### Goal of the exercise
Could you write out the opening lines of the data, word for word, stopping after the line that contains "for (let i = 0;"?

### Information shown
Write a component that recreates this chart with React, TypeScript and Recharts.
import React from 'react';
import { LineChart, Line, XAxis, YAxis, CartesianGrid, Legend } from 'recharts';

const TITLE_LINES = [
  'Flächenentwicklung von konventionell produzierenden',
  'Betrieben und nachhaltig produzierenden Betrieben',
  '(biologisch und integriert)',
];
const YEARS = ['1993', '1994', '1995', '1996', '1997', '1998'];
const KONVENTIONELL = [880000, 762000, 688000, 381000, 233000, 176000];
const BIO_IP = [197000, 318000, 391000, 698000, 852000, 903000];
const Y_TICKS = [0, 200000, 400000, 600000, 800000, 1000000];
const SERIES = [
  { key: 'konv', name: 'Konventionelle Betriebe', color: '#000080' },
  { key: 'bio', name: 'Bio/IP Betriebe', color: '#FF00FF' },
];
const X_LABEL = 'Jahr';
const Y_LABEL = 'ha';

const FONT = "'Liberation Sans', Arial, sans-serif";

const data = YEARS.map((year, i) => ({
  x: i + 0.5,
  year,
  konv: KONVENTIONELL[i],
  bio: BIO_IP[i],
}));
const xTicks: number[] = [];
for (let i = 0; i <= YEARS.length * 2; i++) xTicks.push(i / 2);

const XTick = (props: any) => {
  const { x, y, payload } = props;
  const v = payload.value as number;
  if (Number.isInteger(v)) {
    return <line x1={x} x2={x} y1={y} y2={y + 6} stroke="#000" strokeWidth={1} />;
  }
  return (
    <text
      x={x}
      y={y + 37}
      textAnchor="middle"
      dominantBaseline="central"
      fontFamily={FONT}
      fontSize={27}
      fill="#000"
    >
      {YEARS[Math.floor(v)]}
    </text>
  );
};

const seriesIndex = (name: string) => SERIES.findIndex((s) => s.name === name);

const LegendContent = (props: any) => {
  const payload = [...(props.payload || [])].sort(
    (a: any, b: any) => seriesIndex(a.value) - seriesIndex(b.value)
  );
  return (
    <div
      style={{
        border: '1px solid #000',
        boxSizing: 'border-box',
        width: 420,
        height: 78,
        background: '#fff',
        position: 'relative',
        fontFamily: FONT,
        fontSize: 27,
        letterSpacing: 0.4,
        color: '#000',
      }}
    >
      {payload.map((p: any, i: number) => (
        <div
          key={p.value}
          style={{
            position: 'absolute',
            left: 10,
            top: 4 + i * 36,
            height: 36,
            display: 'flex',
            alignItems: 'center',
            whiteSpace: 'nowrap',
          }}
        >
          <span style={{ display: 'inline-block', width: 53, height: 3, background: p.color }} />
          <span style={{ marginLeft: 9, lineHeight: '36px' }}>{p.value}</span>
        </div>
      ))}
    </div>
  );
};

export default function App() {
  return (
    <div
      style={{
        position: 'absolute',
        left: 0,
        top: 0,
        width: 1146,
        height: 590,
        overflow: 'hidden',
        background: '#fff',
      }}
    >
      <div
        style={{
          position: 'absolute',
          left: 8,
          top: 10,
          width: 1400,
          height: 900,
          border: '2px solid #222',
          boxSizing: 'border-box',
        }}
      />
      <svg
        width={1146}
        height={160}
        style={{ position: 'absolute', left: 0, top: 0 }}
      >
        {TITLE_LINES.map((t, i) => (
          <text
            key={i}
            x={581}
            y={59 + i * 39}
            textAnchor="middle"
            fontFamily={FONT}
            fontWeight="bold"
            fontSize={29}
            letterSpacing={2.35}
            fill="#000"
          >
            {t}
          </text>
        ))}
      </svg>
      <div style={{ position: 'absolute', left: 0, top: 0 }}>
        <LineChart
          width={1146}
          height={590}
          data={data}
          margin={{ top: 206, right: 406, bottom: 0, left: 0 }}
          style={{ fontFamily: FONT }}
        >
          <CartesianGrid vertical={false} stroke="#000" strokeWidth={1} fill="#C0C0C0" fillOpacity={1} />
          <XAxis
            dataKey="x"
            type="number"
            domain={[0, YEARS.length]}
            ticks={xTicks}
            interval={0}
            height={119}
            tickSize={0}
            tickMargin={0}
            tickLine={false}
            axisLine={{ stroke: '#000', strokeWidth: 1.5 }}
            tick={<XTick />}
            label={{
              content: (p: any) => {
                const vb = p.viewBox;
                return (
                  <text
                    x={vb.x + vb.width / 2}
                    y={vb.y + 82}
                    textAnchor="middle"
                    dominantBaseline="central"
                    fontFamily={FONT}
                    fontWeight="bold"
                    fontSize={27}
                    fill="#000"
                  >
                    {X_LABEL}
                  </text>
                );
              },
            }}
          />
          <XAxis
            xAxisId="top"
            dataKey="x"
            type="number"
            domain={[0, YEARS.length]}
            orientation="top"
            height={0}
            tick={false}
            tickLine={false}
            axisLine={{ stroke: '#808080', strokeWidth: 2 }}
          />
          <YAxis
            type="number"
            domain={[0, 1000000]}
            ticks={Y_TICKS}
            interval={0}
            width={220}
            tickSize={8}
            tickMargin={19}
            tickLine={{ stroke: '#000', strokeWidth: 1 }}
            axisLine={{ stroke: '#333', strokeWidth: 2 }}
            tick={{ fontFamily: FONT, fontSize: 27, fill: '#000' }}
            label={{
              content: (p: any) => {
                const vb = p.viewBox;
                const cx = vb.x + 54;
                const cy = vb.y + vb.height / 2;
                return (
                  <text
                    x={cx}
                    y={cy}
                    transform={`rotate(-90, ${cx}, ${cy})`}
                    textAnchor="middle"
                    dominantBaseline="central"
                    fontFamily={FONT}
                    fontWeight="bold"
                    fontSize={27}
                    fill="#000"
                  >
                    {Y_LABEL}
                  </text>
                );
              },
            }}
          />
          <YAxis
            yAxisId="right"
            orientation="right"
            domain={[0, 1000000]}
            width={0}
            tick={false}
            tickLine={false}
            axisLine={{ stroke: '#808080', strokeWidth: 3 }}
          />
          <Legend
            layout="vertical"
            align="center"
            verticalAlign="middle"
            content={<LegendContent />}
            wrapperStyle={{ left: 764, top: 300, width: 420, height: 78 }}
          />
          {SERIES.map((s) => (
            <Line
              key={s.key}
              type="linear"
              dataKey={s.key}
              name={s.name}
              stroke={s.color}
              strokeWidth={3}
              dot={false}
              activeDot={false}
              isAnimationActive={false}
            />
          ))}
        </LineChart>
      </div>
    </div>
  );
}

### Output
Write a component that recreates this chart with React, TypeScript and Recharts.
import React from 'react';
import { LineChart, Line, XAxis, YAxis, CartesianGrid, Legend } from 'recharts';

const TITLE_LINES = [
  'Flächenentwicklung von konventionell produzierenden',
  'Betrieben und nachhaltig produzierenden Betrieben',
  '(biologisch und integriert)',
];
const YEARS = ['1993', '1994', '1995', '1996', '1997', '1998'];
const KONVENTIONELL = [880000, 762000, 688000, 381000, 233000, 176000];
const BIO_IP = [197000, 318000, 391000, 698000, 852000, 903000];
const Y_TICKS = [0, 200000, 400000, 600000, 800000, 1000000];
const SERIES = [
  { key: 'konv', name: 'Konventionelle Betriebe', color: '#000080' },
  { key: 'bio', name: 'Bio/IP Betriebe', color: '#FF00FF' },
];
const X_LABEL = 'Jahr';
const Y_LABEL = 'ha';

const FONT = "'Liberation Sans', Arial, sans-serif";

const data = YEARS.map((year, i) => ({
  x: i + 0.5,
  year,
  konv: KONVENTIONELL[i],
  bio: BIO_IP[i],
}));
const xTicks: number[] = [];
for (let i = 0; i <= YEARS.length * 2; i++) xTicks.push(i / 2);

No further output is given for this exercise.